A few yards away, she walked through chest-high tall grass prairie of several assorted grasses and forbs, the kind of place that could support anything from tiny sparrows and voles to mature whitetail bucks.
"This is some of what we're trying for," she said. "Good, healthy tall grass prairie."
As well as locust groves, Severson said the refuge will continue its ongoing fight against salt cedar, an invasive tree growing in moist areas. It, too, allows no productive plants to grow nearby.
They'll reach as many cedar trees as possible. Elms, Osage orange, hackberry and other trees are also on the hit list.
The area's main original tree — cottonwoods — will largely be allowed to grow. Sand plum, a bush found in sand prairie, will be managed.
"It's a native plant but it should not be as dominant as it has become," Severson said. "It's a plant that should be in the neighborhood of 10 percent of the prairie, not as thick or tall as it is now. Ten foot sand plum is not normal."
He also said an added benefit to massive tree eradication will be the freeing-up of huge amounts of water, which could help Quivira's marshes.
Eventually, it's hoped native species of wildlife now uncommon or totally missing from Quivira will come back as the prairie renovation project continues.

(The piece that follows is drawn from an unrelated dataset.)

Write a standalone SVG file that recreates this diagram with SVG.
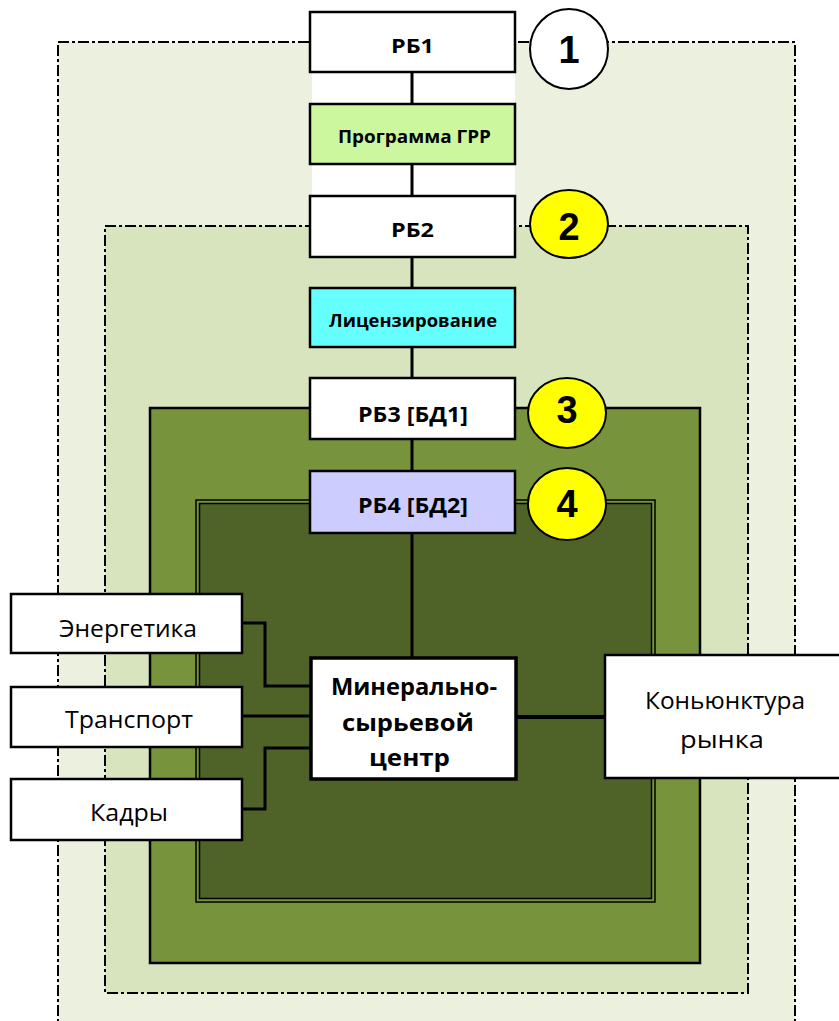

"When we lost the great grassland habitat, we lost some great grassland birds that would be on the prairie," Severson said. "Lesser prairie chickens used to be on the refuge. Hopefully we can get some of those grassland birds back."
Getting the native grasses back is going to take time. Seed blends that feature a variety of native grasses and forbs will be planted.
It could be several years before people enjoy the sight of head-high bluestem, vibrant wild flowers and the wildlife they'll attract.
Some wildlife species that have done well as trees have increased also may be less common.
"There are a lot of places where people can bird on degraded prairie," Severson said. "There's a lot more of that than quality prairie. My goal is to have the very best example of sand prairie, with mixed marshes, possible."